• _WHAT NEEDS TO BE DONE_: From the entries below, reproduce exactly the lines from the one with "Write a web" through the one with "3.8,-0.6,0.4,-1.0,3.0,1.0,1.4,1.0,0.4,2.8];", both included, without images.

• _PROVIDED ENTRIES_:
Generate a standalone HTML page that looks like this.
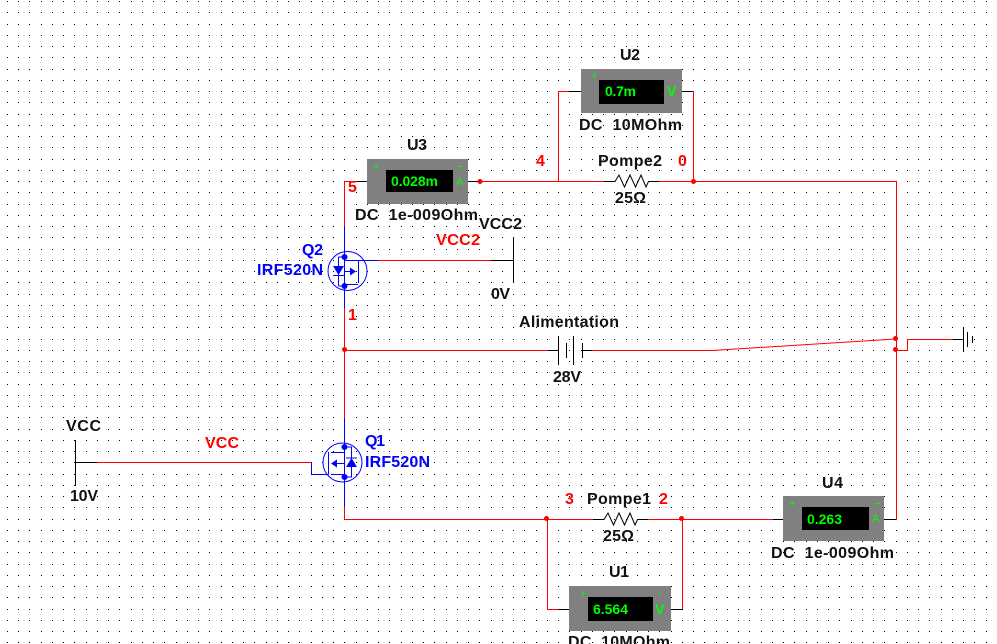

---

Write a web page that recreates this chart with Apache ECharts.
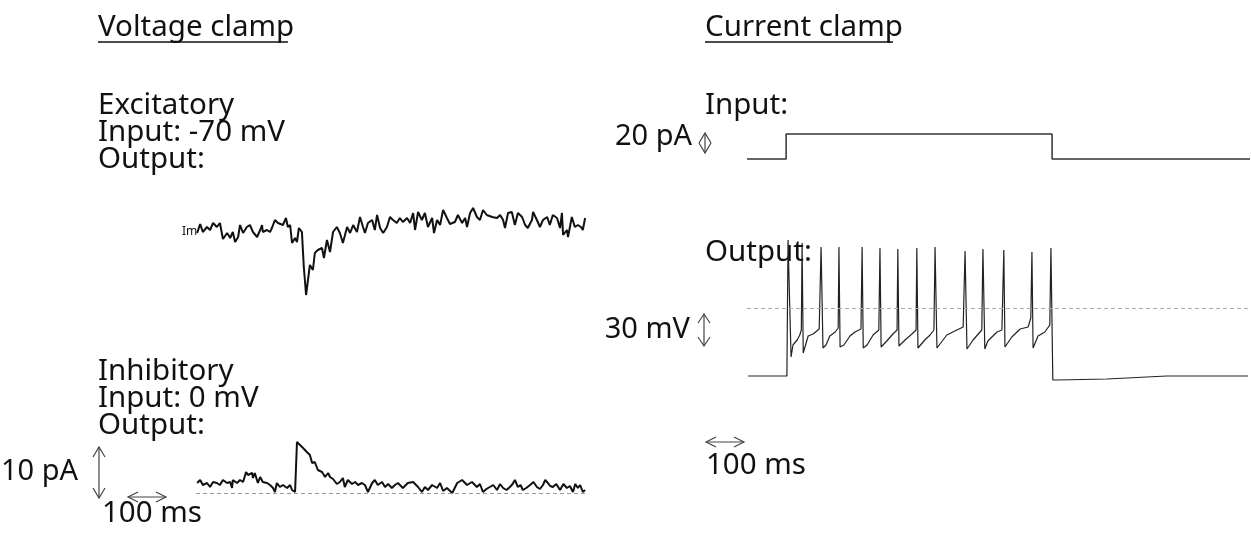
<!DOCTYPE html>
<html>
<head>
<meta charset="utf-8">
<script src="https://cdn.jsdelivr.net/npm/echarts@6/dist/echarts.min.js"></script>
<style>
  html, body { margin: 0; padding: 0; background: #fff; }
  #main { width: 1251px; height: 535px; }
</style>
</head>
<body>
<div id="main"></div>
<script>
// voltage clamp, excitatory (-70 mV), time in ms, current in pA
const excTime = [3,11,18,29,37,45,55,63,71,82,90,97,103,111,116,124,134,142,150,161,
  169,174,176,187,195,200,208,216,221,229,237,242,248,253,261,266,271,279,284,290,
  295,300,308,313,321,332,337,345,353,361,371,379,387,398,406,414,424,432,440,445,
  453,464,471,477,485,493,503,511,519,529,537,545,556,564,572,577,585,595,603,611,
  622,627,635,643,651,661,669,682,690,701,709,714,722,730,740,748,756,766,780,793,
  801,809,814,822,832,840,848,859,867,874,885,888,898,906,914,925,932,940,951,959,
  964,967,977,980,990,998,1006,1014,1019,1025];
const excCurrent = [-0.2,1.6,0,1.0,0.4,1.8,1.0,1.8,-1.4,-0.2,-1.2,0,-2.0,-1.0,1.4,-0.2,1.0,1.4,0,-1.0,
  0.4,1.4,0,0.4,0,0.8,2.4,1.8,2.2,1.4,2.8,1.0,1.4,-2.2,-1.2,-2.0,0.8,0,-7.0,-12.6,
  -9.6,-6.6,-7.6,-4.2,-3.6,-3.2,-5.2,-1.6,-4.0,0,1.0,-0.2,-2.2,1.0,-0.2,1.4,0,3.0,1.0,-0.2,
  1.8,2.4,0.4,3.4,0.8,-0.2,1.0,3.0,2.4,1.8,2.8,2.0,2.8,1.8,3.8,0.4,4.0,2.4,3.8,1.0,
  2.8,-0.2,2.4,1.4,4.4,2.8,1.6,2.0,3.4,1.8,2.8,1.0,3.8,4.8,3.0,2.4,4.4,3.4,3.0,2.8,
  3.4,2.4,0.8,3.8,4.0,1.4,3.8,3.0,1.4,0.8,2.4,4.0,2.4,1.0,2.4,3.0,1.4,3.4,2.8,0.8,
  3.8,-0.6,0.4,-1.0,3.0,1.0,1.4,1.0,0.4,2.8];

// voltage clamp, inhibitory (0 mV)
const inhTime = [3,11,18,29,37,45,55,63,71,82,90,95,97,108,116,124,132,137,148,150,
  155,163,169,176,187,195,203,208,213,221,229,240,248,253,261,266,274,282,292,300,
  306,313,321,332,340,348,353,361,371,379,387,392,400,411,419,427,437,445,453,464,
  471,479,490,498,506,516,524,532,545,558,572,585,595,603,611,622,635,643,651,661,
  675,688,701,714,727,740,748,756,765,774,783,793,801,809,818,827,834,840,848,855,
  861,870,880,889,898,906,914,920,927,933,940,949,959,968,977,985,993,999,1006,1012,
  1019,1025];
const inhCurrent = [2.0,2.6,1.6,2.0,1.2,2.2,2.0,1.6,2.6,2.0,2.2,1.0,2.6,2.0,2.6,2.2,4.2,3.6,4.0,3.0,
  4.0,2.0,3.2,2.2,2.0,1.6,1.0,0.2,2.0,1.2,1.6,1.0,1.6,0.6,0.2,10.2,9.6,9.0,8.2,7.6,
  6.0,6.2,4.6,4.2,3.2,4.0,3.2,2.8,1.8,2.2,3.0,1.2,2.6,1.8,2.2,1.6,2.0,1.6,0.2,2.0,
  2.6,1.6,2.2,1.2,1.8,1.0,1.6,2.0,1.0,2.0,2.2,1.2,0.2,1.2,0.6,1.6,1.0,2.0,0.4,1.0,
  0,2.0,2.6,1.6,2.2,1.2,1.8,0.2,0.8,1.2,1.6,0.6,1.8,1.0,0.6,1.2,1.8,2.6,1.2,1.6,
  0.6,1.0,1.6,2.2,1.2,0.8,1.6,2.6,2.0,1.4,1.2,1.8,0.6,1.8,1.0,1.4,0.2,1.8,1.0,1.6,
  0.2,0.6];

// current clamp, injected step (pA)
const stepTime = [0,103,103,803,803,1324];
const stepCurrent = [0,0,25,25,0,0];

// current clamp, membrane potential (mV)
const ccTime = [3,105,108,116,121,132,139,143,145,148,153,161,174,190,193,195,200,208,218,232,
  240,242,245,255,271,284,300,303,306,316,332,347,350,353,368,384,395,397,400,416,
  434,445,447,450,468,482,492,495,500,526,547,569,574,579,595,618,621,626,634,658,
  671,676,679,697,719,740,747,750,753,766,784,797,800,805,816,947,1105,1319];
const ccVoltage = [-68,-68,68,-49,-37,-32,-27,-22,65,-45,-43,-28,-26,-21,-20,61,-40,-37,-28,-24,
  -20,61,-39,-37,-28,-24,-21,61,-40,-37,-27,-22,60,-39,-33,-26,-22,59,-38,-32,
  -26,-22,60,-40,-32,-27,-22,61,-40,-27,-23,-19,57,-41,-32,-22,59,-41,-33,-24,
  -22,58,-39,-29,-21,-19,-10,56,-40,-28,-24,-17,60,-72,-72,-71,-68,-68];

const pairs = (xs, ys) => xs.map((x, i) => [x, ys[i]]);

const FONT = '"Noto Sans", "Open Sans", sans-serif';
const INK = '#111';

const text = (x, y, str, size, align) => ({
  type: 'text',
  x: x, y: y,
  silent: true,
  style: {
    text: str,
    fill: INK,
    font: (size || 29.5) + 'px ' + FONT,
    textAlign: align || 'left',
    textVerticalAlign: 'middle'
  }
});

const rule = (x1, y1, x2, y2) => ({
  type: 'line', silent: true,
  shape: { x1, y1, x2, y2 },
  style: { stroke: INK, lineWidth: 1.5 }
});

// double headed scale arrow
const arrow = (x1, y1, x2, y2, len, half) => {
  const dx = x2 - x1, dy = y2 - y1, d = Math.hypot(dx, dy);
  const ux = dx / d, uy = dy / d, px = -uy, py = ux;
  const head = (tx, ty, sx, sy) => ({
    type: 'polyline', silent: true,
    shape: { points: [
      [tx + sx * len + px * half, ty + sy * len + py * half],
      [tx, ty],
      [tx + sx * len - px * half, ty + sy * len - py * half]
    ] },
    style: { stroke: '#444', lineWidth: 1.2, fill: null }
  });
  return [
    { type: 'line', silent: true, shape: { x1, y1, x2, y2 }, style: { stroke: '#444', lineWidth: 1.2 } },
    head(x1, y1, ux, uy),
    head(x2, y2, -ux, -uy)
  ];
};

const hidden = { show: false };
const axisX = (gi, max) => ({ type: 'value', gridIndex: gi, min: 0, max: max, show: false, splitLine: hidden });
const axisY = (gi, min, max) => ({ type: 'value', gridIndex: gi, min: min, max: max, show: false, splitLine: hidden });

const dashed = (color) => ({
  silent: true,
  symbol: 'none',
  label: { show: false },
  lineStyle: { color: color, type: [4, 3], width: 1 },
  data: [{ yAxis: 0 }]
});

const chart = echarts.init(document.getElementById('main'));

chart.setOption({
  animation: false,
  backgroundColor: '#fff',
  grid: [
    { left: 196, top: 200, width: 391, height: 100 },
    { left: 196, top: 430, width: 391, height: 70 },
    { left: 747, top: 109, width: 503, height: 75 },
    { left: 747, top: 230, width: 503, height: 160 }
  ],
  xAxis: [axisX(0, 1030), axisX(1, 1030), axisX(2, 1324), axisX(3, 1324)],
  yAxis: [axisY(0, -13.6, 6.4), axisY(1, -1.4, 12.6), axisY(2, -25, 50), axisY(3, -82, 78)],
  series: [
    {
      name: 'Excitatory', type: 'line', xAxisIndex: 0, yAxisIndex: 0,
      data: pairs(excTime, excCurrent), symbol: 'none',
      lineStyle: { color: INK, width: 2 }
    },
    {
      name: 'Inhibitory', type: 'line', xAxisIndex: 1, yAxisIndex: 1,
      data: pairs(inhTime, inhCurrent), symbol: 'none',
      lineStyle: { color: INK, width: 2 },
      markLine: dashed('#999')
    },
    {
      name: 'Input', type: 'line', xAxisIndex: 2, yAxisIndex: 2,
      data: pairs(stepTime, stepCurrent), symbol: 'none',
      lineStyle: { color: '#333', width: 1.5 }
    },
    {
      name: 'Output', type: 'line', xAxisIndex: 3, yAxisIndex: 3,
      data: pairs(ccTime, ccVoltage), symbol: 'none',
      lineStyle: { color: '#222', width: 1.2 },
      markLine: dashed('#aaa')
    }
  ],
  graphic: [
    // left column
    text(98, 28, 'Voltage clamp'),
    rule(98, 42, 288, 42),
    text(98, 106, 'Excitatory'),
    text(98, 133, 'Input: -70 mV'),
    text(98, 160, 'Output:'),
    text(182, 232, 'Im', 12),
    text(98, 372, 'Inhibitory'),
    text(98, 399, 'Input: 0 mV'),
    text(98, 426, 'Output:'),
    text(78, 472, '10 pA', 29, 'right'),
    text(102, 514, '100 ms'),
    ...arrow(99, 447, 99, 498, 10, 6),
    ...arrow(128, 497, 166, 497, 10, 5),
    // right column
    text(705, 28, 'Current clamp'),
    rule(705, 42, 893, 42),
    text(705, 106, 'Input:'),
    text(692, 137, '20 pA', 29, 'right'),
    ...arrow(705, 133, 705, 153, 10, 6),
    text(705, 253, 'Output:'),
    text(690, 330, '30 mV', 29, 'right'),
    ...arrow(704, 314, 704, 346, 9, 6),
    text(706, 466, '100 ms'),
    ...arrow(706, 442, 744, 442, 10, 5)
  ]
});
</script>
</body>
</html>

• _TASK OUTPUT_:
Write a web page that recreates this chart with Apache ECharts.
<!DOCTYPE html>
<html>
<head>
<meta charset="utf-8">
<script src="https://cdn.jsdelivr.net/npm/echarts@6/dist/echarts.min.js"></script>
<style>
  html, body { margin: 0; padding: 0; background: #fff; }
  #main { width: 1251px; height: 535px; }
</style>
</head>
<body>
<div id="main"></div>
<script>
// voltage clamp, excitatory (-70 mV), time in ms, current in pA
const excTime = [3,11,18,29,37,45,55,63,71,82,90,97,103,111,116,124,134,142,150,161,
  169,174,176,187,195,200,208,216,221,229,237,242,248,253,261,266,271,279,284,290,
  295,300,308,313,321,332,337,345,353,361,371,379,387,398,406,414,424,432,440,445,
  453,464,471,477,485,493,503,511,519,529,537,545,556,564,572,577,585,595,603,611,
  622,627,635,643,651,661,669,682,690,701,709,714,722,730,740,748,756,766,780,793,
  801,809,814,822,832,840,848,859,867,874,885,888,898,906,914,925,932,940,951,959,
  964,967,977,980,990,998,1006,1014,1019,1025];
const excCurrent = [-0.2,1.6,0,1.0,0.4,1.8,1.0,1.8,-1.4,-0.2,-1.2,0,-2.0,-1.0,1.4,-0.2,1.0,1.4,0,-1.0,
  0.4,1.4,0,0.4,0,0.8,2.4,1.8,2.2,1.4,2.8,1.0,1.4,-2.2,-1.2,-2.0,0.8,0,-7.0,-12.6,
  -9.6,-6.6,-7.6,-4.2,-3.6,-3.2,-5.2,-1.6,-4.0,0,1.0,-0.2,-2.2,1.0,-0.2,1.4,0,3.0,1.0,-0.2,
  1.8,2.4,0.4,3.4,0.8,-0.2,1.0,3.0,2.4,1.8,2.8,2.0,2.8,1.8,3.8,0.4,4.0,2.4,3.8,1.0,
  2.8,-0.2,2.4,1.4,4.4,2.8,1.6,2.0,3.4,1.8,2.8,1.0,3.8,4.8,3.0,2.4,4.4,3.4,3.0,2.8,
  3.4,2.4,0.8,3.8,4.0,1.4,3.8,3.0,1.4,0.8,2.4,4.0,2.4,1.0,2.4,3.0,1.4,3.4,2.8,0.8,
  3.8,-0.6,0.4,-1.0,3.0,1.0,1.4,1.0,0.4,2.8];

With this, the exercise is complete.